WRITTEN REQUEST: Here is the task for the listing below: output exactly the lines from the one containing "Reproduce this diagram with TikZ." through the one containing "rectangle (494, 336);", and leave out the pictures.

SUPPLIED MATERIAL:
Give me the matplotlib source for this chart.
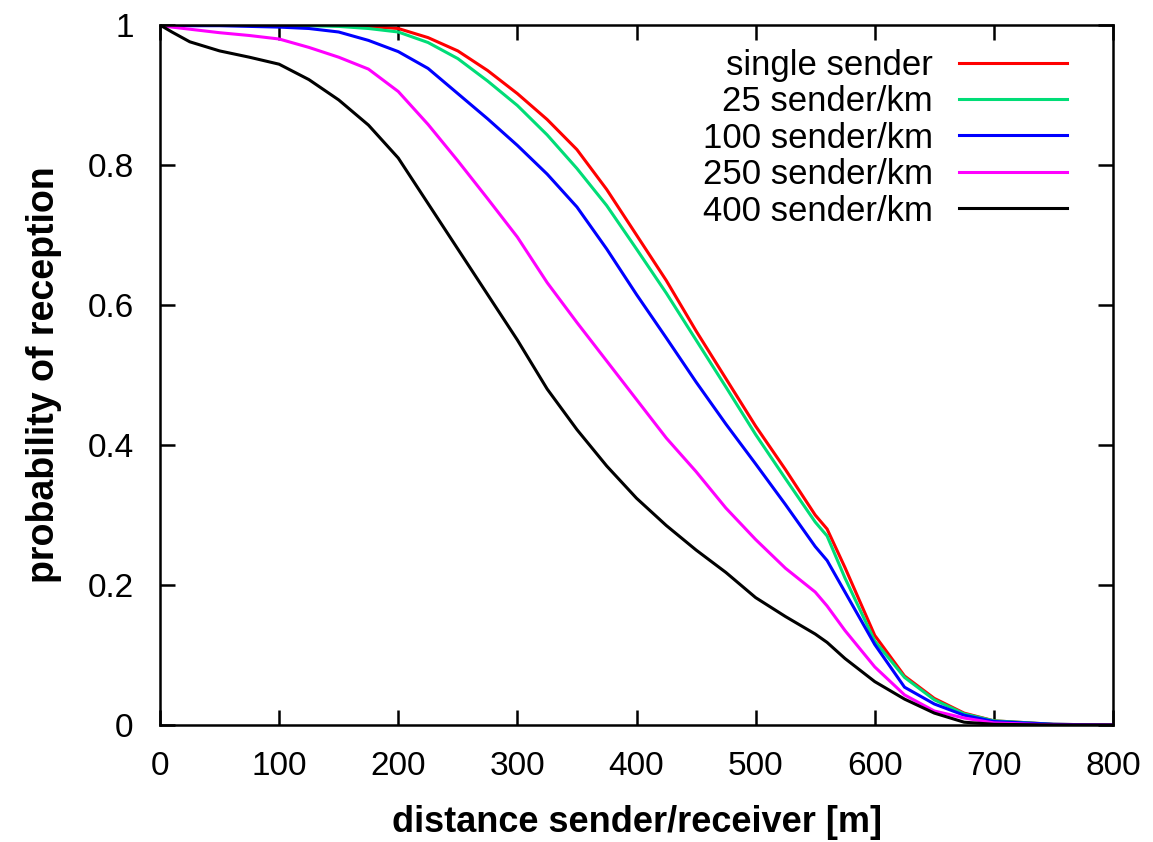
import matplotlib
matplotlib.use("Agg")
import matplotlib.pyplot as plt

plt.rcParams['font.family'] = ['Liberation Sans', 'DejaVu Sans']

distance = [0, 10, 25, 50, 75, 100, 125, 150, 175, 200, 225, 250, 275, 300, 325,
            350, 375, 400, 425, 450, 475, 500, 525, 550, 560, 575, 600, 625, 650,
            675, 700, 750, 800]

single_sender = [1.0, 1.0, 1.0, 1.0, 1.0, 1.0, 1.0, 0.999, 0.998, 0.995, 0.982, 0.963,
                 0.935, 0.902, 0.865, 0.822, 0.765, 0.70, 0.635, 0.563, 0.495, 0.427,
                 0.365, 0.30, 0.28, 0.225, 0.128, 0.07, 0.038, 0.017, 0.006, 0.001, 0.0]
s25 = [1.0, 1.0, 1.0, 1.0, 1.0, 1.0, 0.999, 0.998, 0.995, 0.99, 0.975, 0.952, 0.92,
       0.885, 0.843, 0.795, 0.742, 0.68, 0.617, 0.55, 0.483, 0.415, 0.352, 0.29, 0.27,
       0.21, 0.12, 0.068, 0.036, 0.016, 0.006, 0.001, 0.0]
s100 = [1.0, 1.0, 0.999, 0.999, 0.998, 0.997, 0.995, 0.99, 0.978, 0.962, 0.938, 0.902,
        0.866, 0.828, 0.787, 0.74, 0.68, 0.615, 0.553, 0.49, 0.43, 0.373, 0.315,
        0.255, 0.235, 0.19, 0.115, 0.054, 0.03, 0.014, 0.005, 0.001, 0.0]
s250 = [1.0, 0.997, 0.994, 0.989, 0.985, 0.98, 0.968, 0.954, 0.937, 0.905, 0.858, 0.806,
        0.752, 0.697, 0.632, 0.575, 0.52, 0.465, 0.41, 0.362, 0.31, 0.265, 0.224, 0.19,
        0.17, 0.135, 0.083, 0.043, 0.02, 0.01, 0.003, 0.0, 0.0]
s400 = [1.0, 0.99, 0.976, 0.963, 0.954, 0.944, 0.922, 0.893, 0.857, 0.81, 0.745, 0.68,
        0.615, 0.55, 0.48, 0.422, 0.37, 0.324, 0.285, 0.25, 0.218, 0.182, 0.155, 0.13,
        0.118, 0.095, 0.062, 0.037, 0.017, 0.004, 0.001, 0.0, 0.0]

labels = ["single sender", "25 sender/km", "100 sender/km", "250 sender/km", "400 sender/km"]
series = [single_sender, s25, s100, s250, s400]
colors = ["#ff0000", "#00dd77", "#0000ff", "#ff00ff", "#000000"]

x_ticks = [0, 100, 200, 300, 400, 500, 600, 700, 800]
y_ticks = [0, 0.2, 0.4, 0.6, 0.8, 1]
y_ticklabels = ["0", "0.2", "0.4", "0.6", "0.8", "1"]

fig = plt.figure(figsize=(11.53, 8.42), dpi=100)
ax = fig.add_axes([160/1153, 1-725/842, (1113-160)/1153, (725-25)/842])

for ys, lab, c in zip(series, labels, colors):
    ax.plot(distance, ys, color=c, lw=2.2, label=lab)

ax.set_xlim(0, 800)
ax.set_ylim(0, 1)
ax.set_xticks(x_ticks)
ax.set_xticklabels([str(t) for t in x_ticks])
ax.set_yticks(y_ticks)
ax.set_yticklabels(y_ticklabels)
ax.tick_params(direction='in', length=11, width=1.8, top=True, right=True,
               labelsize=24)
ax.tick_params(axis='x', pad=19)
ax.tick_params(axis='y', pad=19)
for sp in ax.spines.values():
    sp.set_linewidth(1.8)

ax.set_xlabel("distance sender/receiver [m]", fontsize=26, fontweight='bold', labelpad=16)
ax.set_ylabel("probability of reception", fontsize=27, fontweight='bold', labelpad=18)

leg = ax.legend(loc='upper right', frameon=False, markerfirst=False, fontsize=25,
                handlelength=3.1, handletextpad=0.75, labelspacing=0.1,
                bbox_to_anchor=(0.966, 0.986), borderaxespad=0)

fig.savefig("out.png", dpi=100, facecolor='white')
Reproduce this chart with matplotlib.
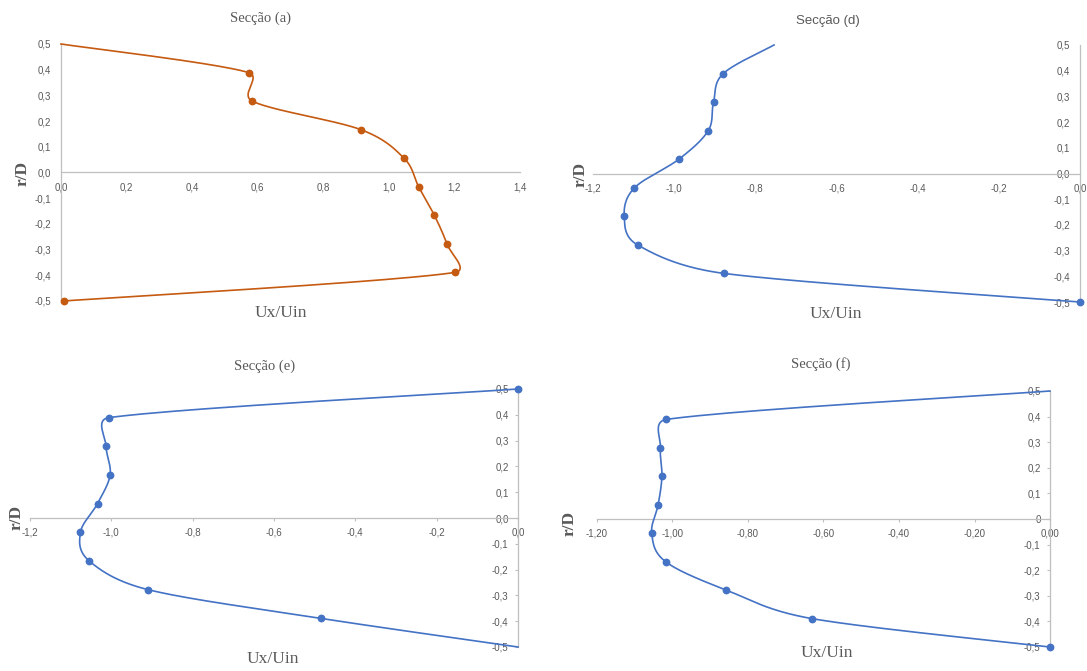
import numpy as np
import matplotlib
matplotlib.use("Agg")
import matplotlib.pyplot as plt
from matplotlib.ticker import FuncFormatter, MultipleLocator

# ---------------- data ----------------
r_D = [0.5, 0.389, 0.278, 0.167, 0.056, -0.056, -0.167, -0.278, -0.389, -0.5]

ux_a = [0.0, 0.572, 0.583, 0.914, 1.046, 1.091, 1.139, 1.177, 1.201, 0.008]
ux_d = [-0.754, -0.879, -0.903, -0.916, -0.988, -1.098, -1.123, -1.090, -0.876, 0.0]
ux_e = [0.0, -1.006, -1.013, -1.003, -1.034, -1.076, -1.054, -0.909, -0.485, 0.0]
ux_f = [0.0, -1.016, -1.032, -1.028, -1.038, -1.055, -1.018, -0.857, -0.631, 0.0]

titles = ["Secção (a)", "Secção (d)", "Secção (e)", "Secção (f)"]
xlabel = "Ux/Uin"
ylabel = "r/D"

W, H = 1087, 671
ORANGE = "#C55A11"
BLUE = "#4472C4"
AXC = "#BFBFBF"
TXT = "#595959"

fig = plt.figure(figsize=(W / 100, H / 100), dpi=100)


def make_ax(x0, x1, ytop, ybot, xlim, ylim):
    ax = fig.add_axes([x0 / W, 1 - ybot / H, (x1 - x0) / W, (ybot - ytop) / H])
    ax.set_xlim(*xlim)
    ax.set_ylim(*ylim)
    ax.patch.set_alpha(0)
    for s in ["top", "right"]:
        ax.spines[s].set_visible(False)
    ax.spines["left"].set_position(("data", 0))
    ax.spines["bottom"].set_position(("data", 0))
    for s in ["left", "bottom"]:
        ax.spines[s].set_color(AXC)
        ax.spines[s].set_linewidth(0.9)
    return ax


def excel_smooth(ax, x, y, n=40):
    pts = ax.transData.transform(np.column_stack([x, y]))
    out = []
    m = len(pts)
    for i in range(m - 1):
        p0 = pts[i - 1] if i > 0 else pts[i]
        p1 = pts[i]
        p2 = pts[i + 1]
        p3 = pts[i + 2] if i + 2 < m else pts[i + 1]
        d12 = np.linalg.norm(p2 - p1)
        d02 = np.linalg.norm(p2 - p0)
        d13 = np.linalg.norm(p3 - p1)
        f0 = 1 / 6
        f3 = 1 / 6
        if d02 > 0 and d02 / 6 >= d12 / 2:
            f0 = d12 / d02 / 2
        if d13 > 0 and d13 / 6 >= d12 / 2:
            f3 = d12 / d13 / 2
        c1 = p1 + (p2 - p0) * f0
        c2 = p2 - (p3 - p1) * f3
        t = np.linspace(0, 1, n)[:, None]
        seg = (1 - t) ** 3 * p1 + 3 * (1 - t) ** 2 * t * c1 + 3 * (1 - t) * t ** 2 * c2 + t ** 3 * p2
        out.append(seg if i == 0 else seg[1:])
    return ax.transData.inverted().transform(np.vstack(out))


def fmt(dec, zero=None):
    def f(v, p):
        if abs(v) < 1e-9:
            return zero if zero is not None else f"{0:.{dec}f}".replace(".", ",")
        return f"{v:.{dec}f}".replace(".", ",")
    return FuncFormatter(f)


def style_ticks(ax, xdec=1, ydec=1, yzero=None, ticks=False):
    ax.xaxis.set_major_locator(MultipleLocator(0.2))
    ax.yaxis.set_major_locator(MultipleLocator(0.1))
    ax.xaxis.set_major_formatter(fmt(xdec))
    ax.yaxis.set_major_formatter(fmt(ydec, yzero))
    if ticks:
        ax.tick_params(axis="both", direction="out", length=2.3, width=0.8, color=AXC,
                       labelsize=7, labelcolor=TXT, pad=4.5)
    else:
        ax.tick_params(axis="both", length=0, labelsize=7, labelcolor=TXT, pad=7)
    for lab in ax.get_xticklabels() + ax.get_yticklabels():
        lab.set_fontfamily("Liberation Sans")


def draw(ax, x, y, color, mark_idx):
    s = excel_smooth(ax, x, y)
    ax.plot(s[:, 0], s[:, 1], color=color, lw=1.2, clip_on=False, zorder=3)
    mx = [x[i] for i in mark_idx]
    my = [y[i] for i in mark_idx]
    ax.plot(mx, my, "o", color=color, ms=4.6, clip_on=False, zorder=4)


def ftext(x, y, s, **kw):
    fig.text(x / W, 1 - y / H, s, ha="center", va="center", color=TXT, **kw)


# Panel (a)
ax_a = make_ax(61, 520, 44, 301, (0, 1.4), (-0.5, 0.5))
style_ticks(ax_a)
draw(ax_a, ux_a, r_D, ORANGE, range(1, 10))

# Panel (d)
ax_d = make_ax(593, 1080, 45, 302, (-1.2, 0), (-0.5, 0.5))
style_ticks(ax_d)
draw(ax_d, ux_d, r_D, BLUE, range(1, 10))

# Panel (e)
ax_e = make_ax(30, 518, 389, 647, (-1.2, 0), (-0.5, 0.5))
style_ticks(ax_e, ticks=True)
draw(ax_e, ux_e, r_D, BLUE, range(0, 9))

# Panel (f)
ax_f = make_ax(597, 1050, 391, 647, (-1.2, 0), (-0.5, 0.5))
style_ticks(ax_f, xdec=2, ydec=1, yzero="0", ticks=True)
draw(ax_f, ux_f, r_D, BLUE, range(1, 10))

serif = "Liberation Serif"
# titles
ftext(261, 18, titles[0], family=serif, fontsize=10.5)
ftext(828, 21, titles[1], family="Liberation Sans", fontsize=9.5)
ftext(265, 366, titles[2], family=serif, fontsize=10.5)
ftext(821, 364, titles[3], family=serif, fontsize=10.5)

# x labels
for (x, y) in [(281, 313), (836, 314), (273, 659), (827, 653)]:
    ftext(x, y, xlabel, family=serif, fontsize=12.5)

# y labels
for (x, y) in [(23, 173), (581, 174), (17, 517), (570, 523)]:
    ftext(x, y, ylabel, family=serif, fontsize=12.5, rotation=90, fontweight="bold")

fig.savefig("out.png", dpi=100)
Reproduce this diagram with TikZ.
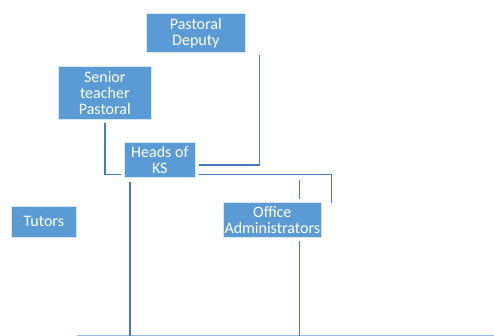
\documentclass[tikz,border=0pt]{standalone}
\usepackage{fontspec}
\setmainfont{Carlito}
\usetikzlibrary{calc}
\definecolor{boxblue}{RGB}{91,155,213}
\definecolor{lineblue}{RGB}{70,122,184}
\definecolor{floorblue}{RGB}{150,186,222}
\tikzset{
	role/.style={fill=boxblue, draw=white!75!boxblue, line width=0.6pt, text=white, align=center, inner sep=0pt, anchor=north west, font=\fontsize{16}{16}\selectfont},
	link/.style={draw=lineblue, line width=1.7pt}
}

\begin{document}
\begin{tikzpicture}[x=1pt, y=-1pt]
			%%%%% START %%%%%
			\useasboundingbox (0, 0) rectangle (494, 336);
			
			\node[role, minimum width=99pt, minimum height=39pt] (deputy) at (146, 13) {Pastoral\\Deputy};
			\node[role, minimum width=93pt, minimum height=53pt] (senior) at (58, 66) {Senior\\teacher\\Pastoral};
			\node[role, minimum width=71pt, minimum height=35pt] (heads) at (124, 142) {Heads of\\KS};
			\node[role, minimum width=65pt, minimum height=31pt] (tutors) at (11, 206) {Tutors};
			\node[role, minimum width=98pt, minimum height=35pt] (office) at (223, 202) {Office\\Administrators};
			
			\coordinate (floorl) at (77, 335.5);
			\coordinate (floorr) at (494, 335.5);
			\draw[draw=floorblue, line width=0.9pt] (floorl) -- (floorr);
			
			\draw[link] ($(deputy.south east)+(14, 2)$) |- ($(heads.north east)+(3, 23)$);
			\draw[link] ($(senior.south)+(0.5, 3)$) |- ($(heads.south west)+(-3, -3)$);
			\draw[link] ($(heads.south east)+(3, -3)$) -| ($(office.north east)+(10, 1)$);
			\draw[link] ($(office.north east)+(-22, -22)$) -- ($(office.north east)+(-22, -3)$);
			
			\path ($(heads.south west)+(6, 4)$) coordinate (headsdown);
			\path ($(office.south east)+(-22, 3)$) coordinate (officedown);
			\draw[link] (headsdown) -- (headsdown |- floorl);
			\draw[link] (officedown) -- (officedown |- floorl);
			%%%%% END %%%%%
\end{tikzpicture}
\end{document}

RESPONSE:
Reproduce this diagram with TikZ.
\documentclass[tikz,border=0pt]{standalone}
\usepackage{fontspec}
\setmainfont{Carlito}
\usetikzlibrary{calc}
\definecolor{boxblue}{RGB}{91,155,213}
\definecolor{lineblue}{RGB}{70,122,184}
\definecolor{floorblue}{RGB}{150,186,222}
\tikzset{
	role/.style={fill=boxblue, draw=white!75!boxblue, line width=0.6pt, text=white, align=center, inner sep=0pt, anchor=north west, font=\fontsize{16}{16}\selectfont},
	link/.style={draw=lineblue, line width=1.7pt}
}

\begin{document}
\begin{tikzpicture}[x=1pt, y=-1pt]
			%%%%% START %%%%%
			\useasboundingbox (0, 0) rectangle (494, 336);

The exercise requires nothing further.